>> START

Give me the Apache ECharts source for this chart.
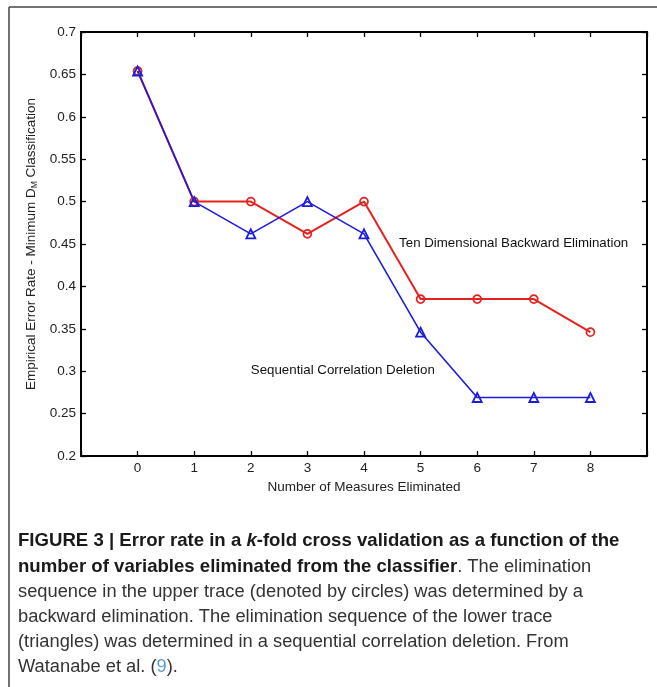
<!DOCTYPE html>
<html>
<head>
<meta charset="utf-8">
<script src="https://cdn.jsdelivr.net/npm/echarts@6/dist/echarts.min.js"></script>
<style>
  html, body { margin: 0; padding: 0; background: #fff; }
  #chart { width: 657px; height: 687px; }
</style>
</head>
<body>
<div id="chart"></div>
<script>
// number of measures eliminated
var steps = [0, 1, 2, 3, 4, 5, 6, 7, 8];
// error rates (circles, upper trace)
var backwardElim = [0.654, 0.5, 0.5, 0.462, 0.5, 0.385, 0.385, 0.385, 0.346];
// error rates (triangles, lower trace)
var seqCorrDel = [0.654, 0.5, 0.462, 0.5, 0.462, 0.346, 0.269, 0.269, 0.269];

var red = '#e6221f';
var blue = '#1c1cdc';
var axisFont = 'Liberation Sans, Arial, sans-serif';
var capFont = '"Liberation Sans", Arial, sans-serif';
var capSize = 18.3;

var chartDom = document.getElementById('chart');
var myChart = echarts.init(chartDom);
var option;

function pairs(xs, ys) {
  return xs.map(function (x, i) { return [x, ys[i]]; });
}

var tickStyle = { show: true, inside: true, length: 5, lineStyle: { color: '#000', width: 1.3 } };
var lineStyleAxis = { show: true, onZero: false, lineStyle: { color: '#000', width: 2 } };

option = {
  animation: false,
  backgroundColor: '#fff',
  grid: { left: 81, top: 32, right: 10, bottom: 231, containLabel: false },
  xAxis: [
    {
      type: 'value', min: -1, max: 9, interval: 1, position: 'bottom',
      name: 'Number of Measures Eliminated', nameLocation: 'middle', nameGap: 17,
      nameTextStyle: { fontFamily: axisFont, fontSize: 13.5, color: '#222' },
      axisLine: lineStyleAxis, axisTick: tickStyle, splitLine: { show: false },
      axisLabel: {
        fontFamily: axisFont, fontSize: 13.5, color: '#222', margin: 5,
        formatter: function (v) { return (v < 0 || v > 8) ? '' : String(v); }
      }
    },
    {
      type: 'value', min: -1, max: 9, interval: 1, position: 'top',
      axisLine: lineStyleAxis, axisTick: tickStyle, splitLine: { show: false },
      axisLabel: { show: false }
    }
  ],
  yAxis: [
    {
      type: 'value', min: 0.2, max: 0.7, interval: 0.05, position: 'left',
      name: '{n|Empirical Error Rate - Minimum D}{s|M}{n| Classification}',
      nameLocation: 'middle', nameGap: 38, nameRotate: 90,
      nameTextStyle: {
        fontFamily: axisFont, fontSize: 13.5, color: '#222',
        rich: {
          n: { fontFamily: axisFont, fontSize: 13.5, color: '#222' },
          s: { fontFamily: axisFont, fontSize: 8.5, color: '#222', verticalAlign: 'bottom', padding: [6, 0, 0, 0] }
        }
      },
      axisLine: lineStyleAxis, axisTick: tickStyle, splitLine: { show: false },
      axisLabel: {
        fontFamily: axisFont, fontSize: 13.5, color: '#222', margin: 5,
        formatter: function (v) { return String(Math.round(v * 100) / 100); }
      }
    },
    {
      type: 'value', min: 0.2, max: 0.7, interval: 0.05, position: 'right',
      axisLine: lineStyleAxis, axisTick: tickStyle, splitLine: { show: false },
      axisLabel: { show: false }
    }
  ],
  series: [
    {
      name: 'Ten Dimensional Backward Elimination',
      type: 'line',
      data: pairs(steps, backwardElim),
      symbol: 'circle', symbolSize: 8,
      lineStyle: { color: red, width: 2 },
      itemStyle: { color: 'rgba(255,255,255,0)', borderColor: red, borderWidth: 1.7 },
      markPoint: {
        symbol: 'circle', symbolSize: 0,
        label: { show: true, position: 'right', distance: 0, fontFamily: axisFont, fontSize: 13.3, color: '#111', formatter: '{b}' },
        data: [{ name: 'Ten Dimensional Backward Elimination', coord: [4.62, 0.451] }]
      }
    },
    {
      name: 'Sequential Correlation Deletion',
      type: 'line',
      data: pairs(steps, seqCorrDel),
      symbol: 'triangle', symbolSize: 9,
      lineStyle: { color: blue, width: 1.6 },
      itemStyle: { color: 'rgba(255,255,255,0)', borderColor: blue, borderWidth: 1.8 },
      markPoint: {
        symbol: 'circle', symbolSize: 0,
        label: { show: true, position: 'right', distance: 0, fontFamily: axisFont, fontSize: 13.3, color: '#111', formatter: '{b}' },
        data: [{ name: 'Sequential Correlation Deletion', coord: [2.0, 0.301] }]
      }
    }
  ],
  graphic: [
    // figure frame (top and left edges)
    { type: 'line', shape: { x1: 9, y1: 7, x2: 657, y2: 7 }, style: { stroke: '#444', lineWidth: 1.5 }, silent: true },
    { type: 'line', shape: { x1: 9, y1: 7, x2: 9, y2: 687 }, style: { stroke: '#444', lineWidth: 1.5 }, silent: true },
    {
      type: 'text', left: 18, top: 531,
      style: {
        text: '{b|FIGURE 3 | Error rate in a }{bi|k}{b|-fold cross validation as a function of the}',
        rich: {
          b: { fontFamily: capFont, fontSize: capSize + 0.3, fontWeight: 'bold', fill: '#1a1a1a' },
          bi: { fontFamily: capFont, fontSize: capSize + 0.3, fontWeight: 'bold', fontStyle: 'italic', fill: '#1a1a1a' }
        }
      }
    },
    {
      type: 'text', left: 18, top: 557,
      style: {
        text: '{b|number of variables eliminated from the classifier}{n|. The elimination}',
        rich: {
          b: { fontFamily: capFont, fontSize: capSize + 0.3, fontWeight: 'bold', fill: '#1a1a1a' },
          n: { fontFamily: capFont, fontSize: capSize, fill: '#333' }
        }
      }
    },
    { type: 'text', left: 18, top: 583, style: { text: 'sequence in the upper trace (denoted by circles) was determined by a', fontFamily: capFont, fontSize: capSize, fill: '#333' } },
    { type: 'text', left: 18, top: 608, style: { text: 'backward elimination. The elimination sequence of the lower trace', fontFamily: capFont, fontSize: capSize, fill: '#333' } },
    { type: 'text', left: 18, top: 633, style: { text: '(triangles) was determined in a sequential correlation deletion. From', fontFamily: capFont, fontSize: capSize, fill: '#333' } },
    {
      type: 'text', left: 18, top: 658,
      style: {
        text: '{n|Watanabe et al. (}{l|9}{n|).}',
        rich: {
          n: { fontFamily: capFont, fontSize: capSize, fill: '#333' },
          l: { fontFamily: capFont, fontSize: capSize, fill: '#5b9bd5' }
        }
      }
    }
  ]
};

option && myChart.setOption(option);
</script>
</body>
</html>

>> END

| Problem to solve |
Every line from the top of the material above through the line with "0.269, 0.269, 0.269];" should be duplicated exactly, please; leave out the pictures.

| Written response |
Give me the Apache ECharts source for this chart.
<!DOCTYPE html>
<html>
<head>
<meta charset="utf-8">
<script src="https://cdn.jsdelivr.net/npm/echarts@6/dist/echarts.min.js"></script>
<style>
  html, body { margin: 0; padding: 0; background: #fff; }
  #chart { width: 657px; height: 687px; }
</style>
</head>
<body>
<div id="chart"></div>
<script>
// number of measures eliminated
var steps = [0, 1, 2, 3, 4, 5, 6, 7, 8];
// error rates (circles, upper trace)
var backwardElim = [0.654, 0.5, 0.5, 0.462, 0.5, 0.385, 0.385, 0.385, 0.346];
// error rates (triangles, lower trace)
var seqCorrDel = [0.654, 0.5, 0.462, 0.5, 0.462, 0.346, 0.269, 0.269, 0.269];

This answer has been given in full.